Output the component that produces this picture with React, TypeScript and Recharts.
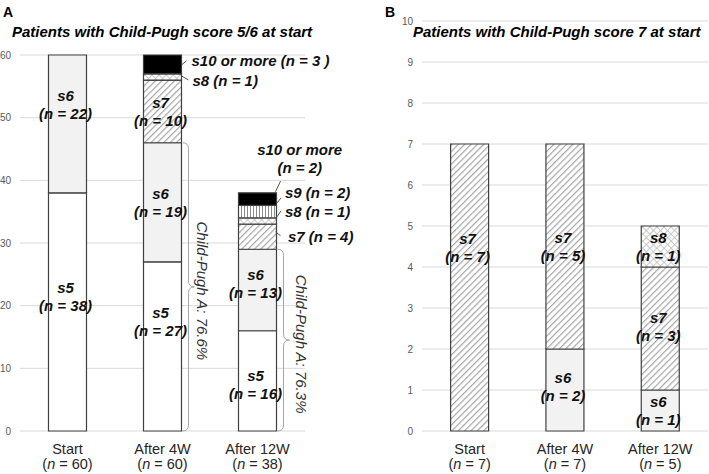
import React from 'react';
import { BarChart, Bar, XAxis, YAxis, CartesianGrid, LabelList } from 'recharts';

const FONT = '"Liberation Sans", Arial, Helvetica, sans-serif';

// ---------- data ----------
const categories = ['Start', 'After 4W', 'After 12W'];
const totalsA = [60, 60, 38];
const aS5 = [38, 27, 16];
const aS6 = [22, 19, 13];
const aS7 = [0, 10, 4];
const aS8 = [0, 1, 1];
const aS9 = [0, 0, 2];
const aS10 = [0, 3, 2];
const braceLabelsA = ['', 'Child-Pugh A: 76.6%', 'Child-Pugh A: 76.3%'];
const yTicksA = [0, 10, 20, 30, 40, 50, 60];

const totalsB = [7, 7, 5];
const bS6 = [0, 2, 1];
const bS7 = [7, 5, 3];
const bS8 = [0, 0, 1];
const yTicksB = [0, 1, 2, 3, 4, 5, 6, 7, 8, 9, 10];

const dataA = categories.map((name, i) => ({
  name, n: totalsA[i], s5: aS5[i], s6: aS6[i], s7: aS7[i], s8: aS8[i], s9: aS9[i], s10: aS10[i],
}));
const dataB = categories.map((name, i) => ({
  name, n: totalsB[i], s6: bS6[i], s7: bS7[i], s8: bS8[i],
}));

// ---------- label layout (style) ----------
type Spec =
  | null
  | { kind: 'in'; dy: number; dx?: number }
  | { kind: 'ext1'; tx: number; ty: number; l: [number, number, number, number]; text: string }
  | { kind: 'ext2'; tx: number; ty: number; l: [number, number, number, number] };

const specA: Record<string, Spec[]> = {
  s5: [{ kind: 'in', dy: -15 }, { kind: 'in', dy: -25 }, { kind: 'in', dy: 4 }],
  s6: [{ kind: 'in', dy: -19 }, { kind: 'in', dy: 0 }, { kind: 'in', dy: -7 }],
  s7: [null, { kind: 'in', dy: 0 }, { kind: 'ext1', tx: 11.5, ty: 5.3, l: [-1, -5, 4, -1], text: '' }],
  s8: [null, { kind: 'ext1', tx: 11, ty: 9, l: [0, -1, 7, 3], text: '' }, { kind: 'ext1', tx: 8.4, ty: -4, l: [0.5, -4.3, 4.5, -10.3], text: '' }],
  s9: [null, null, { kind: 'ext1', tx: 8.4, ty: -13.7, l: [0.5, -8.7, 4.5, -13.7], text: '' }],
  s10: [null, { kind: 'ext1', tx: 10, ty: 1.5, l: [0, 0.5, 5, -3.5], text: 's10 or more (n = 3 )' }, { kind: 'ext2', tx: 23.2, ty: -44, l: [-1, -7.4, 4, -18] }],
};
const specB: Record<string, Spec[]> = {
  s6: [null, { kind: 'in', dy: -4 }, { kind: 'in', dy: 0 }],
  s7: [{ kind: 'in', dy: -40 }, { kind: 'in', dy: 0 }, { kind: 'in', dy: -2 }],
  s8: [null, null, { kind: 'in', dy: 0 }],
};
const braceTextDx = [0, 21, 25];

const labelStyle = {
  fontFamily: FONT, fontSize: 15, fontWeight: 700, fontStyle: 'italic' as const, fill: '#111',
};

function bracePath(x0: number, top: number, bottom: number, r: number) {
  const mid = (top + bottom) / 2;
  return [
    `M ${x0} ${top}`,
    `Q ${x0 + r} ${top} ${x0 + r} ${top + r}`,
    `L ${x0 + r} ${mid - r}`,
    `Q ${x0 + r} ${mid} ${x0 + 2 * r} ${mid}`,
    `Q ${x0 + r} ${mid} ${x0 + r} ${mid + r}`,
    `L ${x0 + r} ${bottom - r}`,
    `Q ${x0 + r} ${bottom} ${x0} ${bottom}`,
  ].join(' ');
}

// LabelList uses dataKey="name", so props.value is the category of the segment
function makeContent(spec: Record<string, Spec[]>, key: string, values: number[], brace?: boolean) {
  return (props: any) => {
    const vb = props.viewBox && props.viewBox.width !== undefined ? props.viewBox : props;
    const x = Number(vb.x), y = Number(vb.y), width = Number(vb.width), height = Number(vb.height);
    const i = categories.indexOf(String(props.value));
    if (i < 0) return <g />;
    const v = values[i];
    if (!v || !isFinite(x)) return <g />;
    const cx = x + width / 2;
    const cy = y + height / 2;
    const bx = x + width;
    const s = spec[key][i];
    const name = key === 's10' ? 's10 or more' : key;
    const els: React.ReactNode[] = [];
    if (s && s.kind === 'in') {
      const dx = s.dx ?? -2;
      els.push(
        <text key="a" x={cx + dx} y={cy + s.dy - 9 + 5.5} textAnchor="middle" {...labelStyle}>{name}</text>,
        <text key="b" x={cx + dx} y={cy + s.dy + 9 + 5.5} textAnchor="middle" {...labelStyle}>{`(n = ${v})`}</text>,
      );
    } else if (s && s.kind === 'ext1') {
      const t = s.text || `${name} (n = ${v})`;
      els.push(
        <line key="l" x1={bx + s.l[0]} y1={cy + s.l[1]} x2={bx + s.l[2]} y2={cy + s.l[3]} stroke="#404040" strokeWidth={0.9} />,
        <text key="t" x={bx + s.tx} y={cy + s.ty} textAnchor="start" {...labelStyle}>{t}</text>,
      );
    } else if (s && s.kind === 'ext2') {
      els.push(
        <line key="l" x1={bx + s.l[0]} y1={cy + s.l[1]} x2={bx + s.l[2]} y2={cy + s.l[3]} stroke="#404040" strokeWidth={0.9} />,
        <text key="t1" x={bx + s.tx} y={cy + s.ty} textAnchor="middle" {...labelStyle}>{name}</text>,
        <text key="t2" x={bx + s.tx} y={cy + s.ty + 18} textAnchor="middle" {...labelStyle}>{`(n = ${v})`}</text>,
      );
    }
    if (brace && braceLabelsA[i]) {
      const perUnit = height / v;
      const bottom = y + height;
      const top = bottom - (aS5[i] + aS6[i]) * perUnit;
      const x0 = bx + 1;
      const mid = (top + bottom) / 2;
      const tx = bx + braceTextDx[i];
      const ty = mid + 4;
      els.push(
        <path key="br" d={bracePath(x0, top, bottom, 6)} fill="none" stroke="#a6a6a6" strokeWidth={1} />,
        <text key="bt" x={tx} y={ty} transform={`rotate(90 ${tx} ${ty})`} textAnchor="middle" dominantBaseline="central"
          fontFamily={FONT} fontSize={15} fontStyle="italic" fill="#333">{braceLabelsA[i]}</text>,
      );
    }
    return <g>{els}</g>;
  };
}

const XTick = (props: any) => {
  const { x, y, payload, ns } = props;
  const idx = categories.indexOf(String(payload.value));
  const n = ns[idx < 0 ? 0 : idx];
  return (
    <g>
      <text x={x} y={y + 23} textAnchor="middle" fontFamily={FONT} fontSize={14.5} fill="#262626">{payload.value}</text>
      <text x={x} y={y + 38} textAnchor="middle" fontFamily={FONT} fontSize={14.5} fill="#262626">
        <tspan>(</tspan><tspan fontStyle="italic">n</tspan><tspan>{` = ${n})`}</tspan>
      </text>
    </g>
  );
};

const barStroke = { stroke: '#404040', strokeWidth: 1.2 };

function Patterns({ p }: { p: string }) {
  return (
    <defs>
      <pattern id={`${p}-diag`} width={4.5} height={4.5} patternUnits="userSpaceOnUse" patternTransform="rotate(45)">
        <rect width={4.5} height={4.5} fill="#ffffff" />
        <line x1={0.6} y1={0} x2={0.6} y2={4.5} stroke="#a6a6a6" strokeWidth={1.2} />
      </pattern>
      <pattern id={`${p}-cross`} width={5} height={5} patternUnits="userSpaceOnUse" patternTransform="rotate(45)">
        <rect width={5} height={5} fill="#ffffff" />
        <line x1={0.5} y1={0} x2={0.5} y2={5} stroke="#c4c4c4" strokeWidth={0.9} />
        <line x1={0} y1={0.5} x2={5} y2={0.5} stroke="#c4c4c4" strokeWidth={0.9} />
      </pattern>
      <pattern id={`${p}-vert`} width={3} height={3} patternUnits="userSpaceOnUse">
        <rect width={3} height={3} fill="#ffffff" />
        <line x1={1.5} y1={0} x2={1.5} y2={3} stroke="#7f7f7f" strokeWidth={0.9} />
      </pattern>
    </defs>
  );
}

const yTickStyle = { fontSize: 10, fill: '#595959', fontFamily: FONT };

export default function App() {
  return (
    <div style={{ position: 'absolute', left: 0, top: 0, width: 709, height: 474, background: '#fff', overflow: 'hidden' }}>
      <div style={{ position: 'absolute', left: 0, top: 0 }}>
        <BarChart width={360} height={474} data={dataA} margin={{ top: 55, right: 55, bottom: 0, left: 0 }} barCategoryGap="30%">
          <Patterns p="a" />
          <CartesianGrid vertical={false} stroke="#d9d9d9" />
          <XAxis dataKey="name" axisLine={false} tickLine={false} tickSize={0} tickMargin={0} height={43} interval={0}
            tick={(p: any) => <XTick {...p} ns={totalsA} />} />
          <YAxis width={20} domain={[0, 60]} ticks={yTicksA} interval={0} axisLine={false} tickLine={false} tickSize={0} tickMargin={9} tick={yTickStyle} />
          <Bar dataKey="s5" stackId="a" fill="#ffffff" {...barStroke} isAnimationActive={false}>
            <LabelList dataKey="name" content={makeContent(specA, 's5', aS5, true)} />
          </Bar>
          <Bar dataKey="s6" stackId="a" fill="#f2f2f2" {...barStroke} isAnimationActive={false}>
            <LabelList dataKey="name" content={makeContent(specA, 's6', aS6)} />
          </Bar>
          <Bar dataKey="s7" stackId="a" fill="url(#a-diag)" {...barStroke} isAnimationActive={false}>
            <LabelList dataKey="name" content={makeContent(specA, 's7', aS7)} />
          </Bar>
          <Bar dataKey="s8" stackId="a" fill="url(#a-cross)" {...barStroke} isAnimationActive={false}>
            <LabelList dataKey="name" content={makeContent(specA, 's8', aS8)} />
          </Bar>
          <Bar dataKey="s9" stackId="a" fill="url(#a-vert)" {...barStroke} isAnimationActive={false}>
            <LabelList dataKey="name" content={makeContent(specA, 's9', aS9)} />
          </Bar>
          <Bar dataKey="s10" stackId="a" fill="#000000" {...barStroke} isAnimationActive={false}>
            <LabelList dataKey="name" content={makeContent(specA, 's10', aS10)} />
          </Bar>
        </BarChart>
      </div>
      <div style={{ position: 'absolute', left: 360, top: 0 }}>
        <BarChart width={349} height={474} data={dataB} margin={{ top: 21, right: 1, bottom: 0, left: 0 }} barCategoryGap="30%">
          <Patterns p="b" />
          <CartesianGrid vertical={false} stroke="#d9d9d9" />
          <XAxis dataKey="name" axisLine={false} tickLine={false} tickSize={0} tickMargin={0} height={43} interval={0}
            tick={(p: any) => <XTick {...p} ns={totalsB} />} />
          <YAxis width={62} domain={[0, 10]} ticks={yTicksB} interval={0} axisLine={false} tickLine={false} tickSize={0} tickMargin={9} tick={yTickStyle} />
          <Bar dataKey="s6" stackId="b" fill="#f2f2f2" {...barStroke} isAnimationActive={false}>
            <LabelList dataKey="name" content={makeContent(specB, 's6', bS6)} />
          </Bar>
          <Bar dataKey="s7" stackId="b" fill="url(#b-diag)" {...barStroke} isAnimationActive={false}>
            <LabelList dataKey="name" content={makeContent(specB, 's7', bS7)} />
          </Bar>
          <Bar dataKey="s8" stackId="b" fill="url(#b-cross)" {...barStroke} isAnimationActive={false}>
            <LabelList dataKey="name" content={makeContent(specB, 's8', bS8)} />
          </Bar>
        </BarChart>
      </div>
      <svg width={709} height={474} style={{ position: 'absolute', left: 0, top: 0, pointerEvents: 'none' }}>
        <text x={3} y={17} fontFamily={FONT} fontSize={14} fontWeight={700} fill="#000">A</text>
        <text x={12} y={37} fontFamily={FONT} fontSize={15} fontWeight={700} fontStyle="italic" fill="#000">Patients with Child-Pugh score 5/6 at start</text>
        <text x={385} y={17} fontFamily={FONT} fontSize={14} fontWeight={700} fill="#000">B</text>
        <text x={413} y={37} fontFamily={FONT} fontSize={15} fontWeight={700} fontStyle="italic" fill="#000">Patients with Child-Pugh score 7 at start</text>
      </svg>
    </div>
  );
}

__TASK BRIEF__: Print the data above verbatim from the first line through the line holding "kind: 'ext2'; tx: number;", leaving every picture out.

__SOLUTION__:
Output the component that produces this picture with React, TypeScript and Recharts.
import React from 'react';
import { BarChart, Bar, XAxis, YAxis, CartesianGrid, LabelList } from 'recharts';

const FONT = '"Liberation Sans", Arial, Helvetica, sans-serif';

// ---------- data ----------
const categories = ['Start', 'After 4W', 'After 12W'];
const totalsA = [60, 60, 38];
const aS5 = [38, 27, 16];
const aS6 = [22, 19, 13];
const aS7 = [0, 10, 4];
const aS8 = [0, 1, 1];
const aS9 = [0, 0, 2];
const aS10 = [0, 3, 2];
const braceLabelsA = ['', 'Child-Pugh A: 76.6%', 'Child-Pugh A: 76.3%'];
const yTicksA = [0, 10, 20, 30, 40, 50, 60];

const totalsB = [7, 7, 5];
const bS6 = [0, 2, 1];
const bS7 = [7, 5, 3];
const bS8 = [0, 0, 1];
const yTicksB = [0, 1, 2, 3, 4, 5, 6, 7, 8, 9, 10];

const dataA = categories.map((name, i) => ({
  name, n: totalsA[i], s5: aS5[i], s6: aS6[i], s7: aS7[i], s8: aS8[i], s9: aS9[i], s10: aS10[i],
}));
const dataB = categories.map((name, i) => ({
  name, n: totalsB[i], s6: bS6[i], s7: bS7[i], s8: bS8[i],
}));

// ---------- label layout (style) ----------
type Spec =
  | null
  | { kind: 'in'; dy: number; dx?: number }
  | { kind: 'ext1'; tx: number; ty: number; l: [number, number, number, number]; text: string }
  | { kind: 'ext2'; tx: number; ty: number; l: [number, number, number, number] };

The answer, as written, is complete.